By Darren Johnson
Campus News
Buried on one of their early albums in the 1970s, the Talking Heads had a fun, counterintuitive song titled “Don’t Worry About the Government.” It didn’t even merit a video, but here they are playing it on some British TV show back then:
The lyrics color us a picture of some D.C. bureaucrat who probably doesn’t do much tangible work but still finds beauty and has value.
The Talking Heads would later explore this concept of celebrating the everyman in their 1986 movie “True Stories.”
The point being, today, we’re hearing the DOGE rhetoric of so-called “useless” employees eating up tax dollars, and, sure, if you break it down, aren’t most jobs philosophically useless? Didn’t we realize that during the Covid pandemic, when “non-essential” employees could merely work from home?

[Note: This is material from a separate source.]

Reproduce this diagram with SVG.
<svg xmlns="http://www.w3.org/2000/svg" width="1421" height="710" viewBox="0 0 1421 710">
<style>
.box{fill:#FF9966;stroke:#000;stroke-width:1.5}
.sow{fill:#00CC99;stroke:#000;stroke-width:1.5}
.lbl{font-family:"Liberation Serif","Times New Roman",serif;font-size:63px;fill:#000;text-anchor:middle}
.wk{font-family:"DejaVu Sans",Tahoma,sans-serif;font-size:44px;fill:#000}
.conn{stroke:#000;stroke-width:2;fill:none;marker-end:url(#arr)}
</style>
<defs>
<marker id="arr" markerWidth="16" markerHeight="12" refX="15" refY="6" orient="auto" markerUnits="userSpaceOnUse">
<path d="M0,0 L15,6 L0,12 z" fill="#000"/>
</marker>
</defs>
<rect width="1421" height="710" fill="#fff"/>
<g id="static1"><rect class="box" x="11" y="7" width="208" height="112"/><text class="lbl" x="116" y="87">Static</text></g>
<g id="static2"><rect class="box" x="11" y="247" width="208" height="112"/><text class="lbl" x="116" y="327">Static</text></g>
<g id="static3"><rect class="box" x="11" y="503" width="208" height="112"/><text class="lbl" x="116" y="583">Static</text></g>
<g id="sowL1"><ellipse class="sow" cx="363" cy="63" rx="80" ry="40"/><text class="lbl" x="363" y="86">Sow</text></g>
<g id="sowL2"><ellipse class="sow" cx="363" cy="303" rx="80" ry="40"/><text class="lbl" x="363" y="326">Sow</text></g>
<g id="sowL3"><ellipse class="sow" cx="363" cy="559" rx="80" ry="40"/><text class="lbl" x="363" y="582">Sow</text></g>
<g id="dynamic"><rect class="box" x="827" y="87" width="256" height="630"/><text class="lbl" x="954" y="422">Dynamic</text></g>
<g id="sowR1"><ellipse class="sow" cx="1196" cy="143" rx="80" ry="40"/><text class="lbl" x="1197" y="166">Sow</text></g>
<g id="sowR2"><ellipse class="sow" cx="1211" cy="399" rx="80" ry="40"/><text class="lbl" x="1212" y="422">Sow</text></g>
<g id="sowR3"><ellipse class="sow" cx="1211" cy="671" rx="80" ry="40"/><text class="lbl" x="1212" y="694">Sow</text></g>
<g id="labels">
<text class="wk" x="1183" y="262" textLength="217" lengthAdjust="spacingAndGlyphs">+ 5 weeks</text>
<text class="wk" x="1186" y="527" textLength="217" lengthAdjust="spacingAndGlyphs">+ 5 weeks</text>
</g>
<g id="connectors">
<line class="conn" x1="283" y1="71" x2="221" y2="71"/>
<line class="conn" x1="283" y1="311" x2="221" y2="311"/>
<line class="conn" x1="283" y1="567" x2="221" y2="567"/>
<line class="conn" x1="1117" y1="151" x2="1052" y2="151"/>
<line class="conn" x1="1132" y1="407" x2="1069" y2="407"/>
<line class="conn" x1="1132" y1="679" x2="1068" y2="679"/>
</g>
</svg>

When I first moved to my Upstate Capital Region region small town a decade and a half ago, I took a taxpayer-funded public college administrative job and did a lot of work and had a lot of responsibility, handling all of the college’s PR, marketing and communications. I created a lot of output, and had a decent budget to manage and people reporting to me. The college had record enrollment during my tenure. If DOGE existed then, my job would have been safe because I had tangible proof of success in that role.

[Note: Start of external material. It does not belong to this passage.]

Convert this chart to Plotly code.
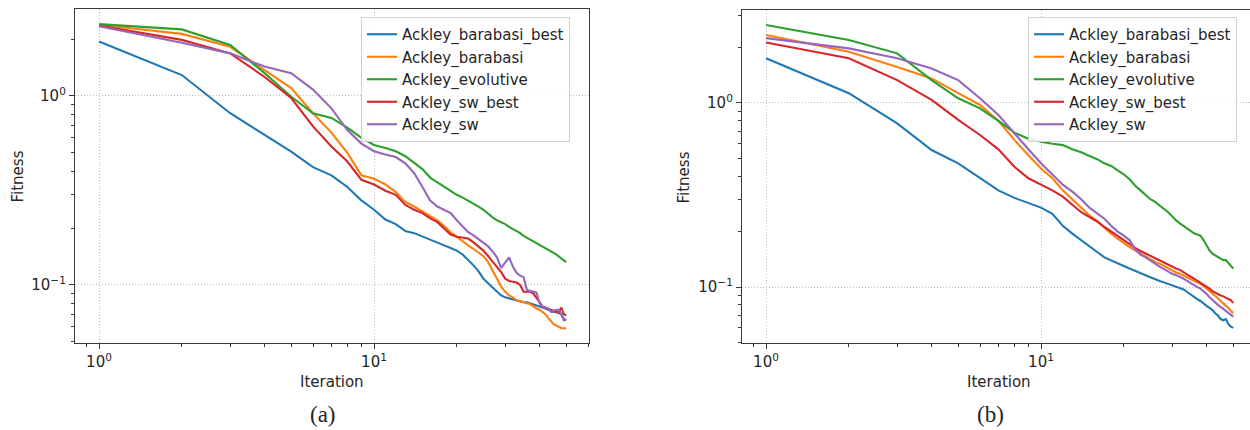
import plotly.graph_objects as go

# Iterations shared by every run
iterations = list(range(1, 51))

series_names = ["Ackley_barabasi_best", "Ackley_barabasi", "Ackley_evolutive",
                "Ackley_sw_best", "Ackley_sw"]
series_colors = ["#1f77b4", "#ff7f0e", "#2ca02c", "#d62728", "#9467bd"]

# ---- panel (a) ----
a_barabasi_best = [1.94, 1.29, 0.81, 0.62, 0.507, 0.42, 0.38, 0.33, 0.28, 0.25,
                   0.222, 0.21, 0.193, 0.188, 0.18, 0.173, 0.167, 0.162, 0.157, 0.152,
                   0.145, 0.136, 0.127, 0.118, 0.108, 0.102, 0.097, 0.092, 0.088, 0.086,
                   0.085, 0.084, 0.083, 0.082, 0.081, 0.081, 0.080, 0.079, 0.078, 0.077,
                   0.076, 0.075, 0.074, 0.073, 0.072, 0.072, 0.071, 0.070, 0.066, 0.065]
a_barabasi = [2.38, 2.13, 1.82, 1.37, 1.10, 0.81, 0.64, 0.50, 0.38, 0.365,
              0.34, 0.31, 0.275, 0.26, 0.245, 0.232, 0.22, 0.205, 0.19, 0.18,
              0.17, 0.162, 0.155, 0.148, 0.142, 0.132, 0.12, 0.108, 0.098, 0.092,
              0.088, 0.086, 0.083, 0.082, 0.081, 0.080, 0.079, 0.077, 0.075, 0.074,
              0.072, 0.070, 0.067, 0.064, 0.062, 0.061, 0.060, 0.059, 0.059, 0.059]
a_evolutive = [2.40, 2.25, 1.86, 1.32, 0.99, 0.81, 0.765, 0.68, 0.60, 0.55,
               0.53, 0.51, 0.48, 0.44, 0.41, 0.37, 0.35, 0.33, 0.315, 0.30,
               0.29, 0.28, 0.27, 0.26, 0.25, 0.238, 0.228, 0.22, 0.215, 0.21,
               0.203, 0.198, 0.192, 0.188, 0.182, 0.178, 0.173, 0.17, 0.166, 0.163,
               0.16, 0.157, 0.154, 0.151, 0.148, 0.145, 0.142, 0.138, 0.135, 0.132]
a_sw_best = [2.36, 1.98, 1.68, 1.26, 0.975, 0.69, 0.54, 0.45, 0.36, 0.34,
             0.315, 0.30, 0.265, 0.25, 0.24, 0.225, 0.215, 0.20, 0.185, 0.18,
             0.178, 0.176, 0.168, 0.16, 0.152, 0.142, 0.133, 0.125, 0.117, 0.108,
             0.105, 0.104, 0.103, 0.10, 0.092, 0.092, 0.092, 0.09, 0.085, 0.08,
             0.077, 0.076, 0.075, 0.074, 0.073, 0.072, 0.072, 0.076, 0.070, 0.069]
a_sw = [2.34, 1.91, 1.68, 1.43, 1.32, 1.08, 0.86, 0.66, 0.56, 0.51,
        0.49, 0.475, 0.44, 0.39, 0.33, 0.28, 0.26, 0.25, 0.24, 0.22,
        0.205, 0.19, 0.183, 0.175, 0.168, 0.16, 0.15, 0.14, 0.123, 0.132,
        0.14, 0.125, 0.116, 0.112, 0.11, 0.094, 0.093, 0.092, 0.091, 0.08,
        0.077, 0.076, 0.075, 0.072, 0.073, 0.074, 0.074, 0.070, 0.065, 0.066]

# ---- panel (b) ----
b_barabasi_best = [1.75, 1.13, 0.775, 0.555, 0.47, 0.39, 0.335, 0.305, 0.285, 0.27,
                   0.25, 0.215, 0.195, 0.18, 0.168, 0.155, 0.145, 0.14, 0.135, 0.13,
                   0.126, 0.122, 0.119, 0.116, 0.113, 0.11, 0.108, 0.106, 0.104, 0.102,
                   0.10, 0.099, 0.097, 0.094, 0.091, 0.088, 0.086, 0.084, 0.081, 0.079,
                   0.077, 0.075, 0.072, 0.070, 0.067, 0.066, 0.067, 0.063, 0.061, 0.060]
b_barabasi = [2.34, 1.90, 1.57, 1.36, 1.13, 0.975, 0.80, 0.63, 0.52, 0.44,
              0.39, 0.335, 0.30, 0.27, 0.245, 0.228, 0.21, 0.195, 0.183, 0.173,
              0.165, 0.158, 0.152, 0.146, 0.141, 0.137, 0.134, 0.13, 0.127, 0.123,
              0.12, 0.118, 0.115, 0.113, 0.11, 0.108, 0.106, 0.104, 0.101, 0.098,
              0.095, 0.092, 0.09, 0.087, 0.084, 0.081, 0.079, 0.077, 0.074, 0.072]
b_evolutive = [2.65, 2.20, 1.86, 1.33, 1.06, 0.935, 0.80, 0.69, 0.64, 0.615,
               0.60, 0.59, 0.56, 0.54, 0.515, 0.495, 0.47, 0.455, 0.43, 0.41,
               0.385, 0.355, 0.335, 0.315, 0.30, 0.29, 0.278, 0.265, 0.255, 0.242,
               0.23, 0.222, 0.215, 0.207, 0.20, 0.196, 0.193, 0.19, 0.18, 0.168,
               0.158, 0.152, 0.149, 0.146, 0.143, 0.14, 0.14, 0.135, 0.13, 0.126]
b_sw_best = [2.13, 1.75, 1.33, 1.04, 0.81, 0.67, 0.56, 0.45, 0.39, 0.36,
             0.335, 0.31, 0.28, 0.255, 0.24, 0.227, 0.212, 0.20, 0.19, 0.18,
             0.17, 0.163, 0.157, 0.152, 0.147, 0.143, 0.14, 0.136, 0.132, 0.128,
             0.126, 0.124, 0.12, 0.117, 0.114, 0.111, 0.108, 0.106, 0.103, 0.101,
             0.098, 0.095, 0.093, 0.092, 0.09, 0.089, 0.087, 0.086, 0.085, 0.082]
b_sw = [2.25, 1.98, 1.75, 1.54, 1.33, 1.06, 0.86, 0.68, 0.56, 0.47,
        0.41, 0.36, 0.33, 0.30, 0.27, 0.25, 0.235, 0.215, 0.20, 0.19,
        0.18, 0.16, 0.15, 0.145, 0.14, 0.134, 0.129, 0.125, 0.121, 0.118,
        0.116, 0.114, 0.111, 0.108, 0.105, 0.102, 0.10, 0.098, 0.095, 0.092,
        0.088, 0.085, 0.082, 0.08, 0.078, 0.076, 0.074, 0.072, 0.070, 0.069]

panel_a = [a_barabasi_best, a_barabasi, a_evolutive, a_sw_best, a_sw]
panel_b = [b_barabasi_best, b_barabasi, b_evolutive, b_sw_best, b_sw]

# Tick labels
x_major = [1, 10]
x_major_text = ["10<sup>0</sup>", "10<sup>1</sup>"]
y_major = [0.1, 1]
y_major_text = ["10<sup>\u22121</sup>", "10<sup>0</sup>"]

W, H = 1250, 430
TXT = "#262626"
AX = "#3a3a3a"
FONT = "DejaVu Sans"

fig = go.Figure()

for i, (name, color) in enumerate(zip(series_names, series_colors)):
    fig.add_trace(go.Scatter(x=iterations, y=panel_a[i], mode="lines", name=name,
                             line=dict(color=color, width=2.1), xaxis="x", yaxis="y",
                             legend="legend"))
for i, (name, color) in enumerate(zip(series_names, series_colors)):
    fig.add_trace(go.Scatter(x=iterations, y=panel_b[i], mode="lines", name=name,
                             line=dict(color=color, width=2.1), xaxis="x2", yaxis="y2",
                             legend="legend2"))

common_axis = dict(
    type="log", tickmode="array",
    ticks="outside", ticklen=5, tickwidth=1.2, tickcolor=AX,
    showline=True, linecolor=AX, linewidth=1.3, mirror=True,
    showgrid=True, gridcolor="#bdbdbd", griddash="1px,2px", gridwidth=1,
    zeroline=False, tickfont=dict(family=FONT, size=15, color=TXT),
    minor=dict(dtick="D1", ticks="outside", ticklen=3, tickwidth=1,
               tickcolor=AX, showgrid=False),
)


def xaxis(domain, rng, anchor):
    return common_axis | dict(domain=domain, range=rng, anchor=anchor,
                              tickvals=x_major, ticktext=x_major_text)


def yaxis(domain, rng, anchor):
    return common_axis | dict(domain=domain, range=rng, anchor=anchor,
                              tickvals=y_major, ticktext=y_major_text)


legend_style = dict(bgcolor="rgba(255,255,255,0.85)", bordercolor="#d0d0d0", borderwidth=1,
                    font=dict(family=FONT, size=15, color=TXT),
                    xanchor="left", yanchor="top", tracegroupgap=0, itemwidth=30)

fig.update_layout(
    width=W, height=H,
    margin=dict(l=0, r=0, t=0, b=0),
    paper_bgcolor="white", plot_bgcolor="white",
    showlegend=True,
    xaxis=xaxis([75 / W, 589 / W], [-0.0873, 1.7818], "y"),
    yaxis=yaxis([1 - 343 / H, 1 - 9 / H], [-1.307, 0.460], "x"),
    xaxis2=xaxis([742 / W, 1.0], [-0.0873, 1.7600], "y2"),
    yaxis2=yaxis([1 - 343 / H, 1 - 10 / H], [-1.304, 0.505], "x2"),
    legend=legend_style | dict(x=361 / W, y=1 - 17 / H),
    legend2=legend_style | dict(x=1028 / W, y=1 - 17 / H),
)

# Axis titles and panel captions
labels = [
    ("Fitness", 17.5, 177, -90, FONT, 15),
    ("Fitness", 683.5, 177, -90, FONT, 15),
    ("Iteration", 332, 382, 0, FONT, 15),
    ("Iteration", 999, 382, 0, FONT, 15),
    ("(a)", 322.5, 414, 0, "Liberation Serif", 23),
    ("(b)", 991, 414, 0, "Liberation Serif", 23),
]
for text, px, py, ang, fam, size in labels:
    fig.add_annotation(text=text, x=px / W, y=1 - py / H, xref="paper", yref="paper",
                       showarrow=False, textangle=ang, xanchor="center", yanchor="middle",
                       font=dict(family=fam, size=size, color=TXT))

fig.write_html("out.html")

Around that time, a person at a slightly higher pay was also hired. He occupied the office next to mine. His only responsibility was to write the occasional report to ensure the college remained accredited. However, he wasn’t even good at that, and the president would have me write the reports instead. If ever there was a non-essential employee, it was this guy.
But if you look at it bigger picture, it’s not like he took the salary and hid it in a bank. He spent it. He helped his mother. He went out to fancy restaurants a good deal. He was known to go to a local casino on more than one occasion. The money just went back into the community, helping others.
People earning salaries are essential. Otherwise what do we have? Higher unemployment, less hope? A broke person (financially, spiritually) can’t spend money in the community, helping local businesses stay afloat; businesses that hire more people, our neighbors.
Like the song says:
I see the states, across this big nation
I see the laws made in Washington, D.C.
I think of the ones I consider my favorites
I think of the people that are working for me
Some civil servants are just like my loved ones
They work so hard and they try to be strong
I'm a lucky guy to live in my building
They own the buildings to help them along…
Loved ones, loved ones visit the building
Take the highway, park and come up and see me
I'll be working, working but if you come visit
I'll put down what I'm doing, my friends are important
All jobs are important, because people are important.
Fire a million government workers — tell them what they do is non-essential, that they’ve wasted their lives and stolen from taxpayers — and then what?
We’ll end up with a million now-disillusioned people and families that lost a bread earner. They will have no money to spend at local businesses, helping others in our communities.
How about retraining them, transitioning them to better jobs, instead? Respecting their value to the community, their personhood?
If, over the years, they somehow became irrelevant in their job, maybe that’s the government’s fault, and maybe that can be fixed with new training and an update job description? And is fear an effective motivator for those employees who remain? Won’t they want to know they will be respected and not be at risk of being suddenly fired (by email), so that they can take pride in their work — and breathe easily — and thus do a better job for us, the taxpayers?
I don’t hear anyone talking about doing that.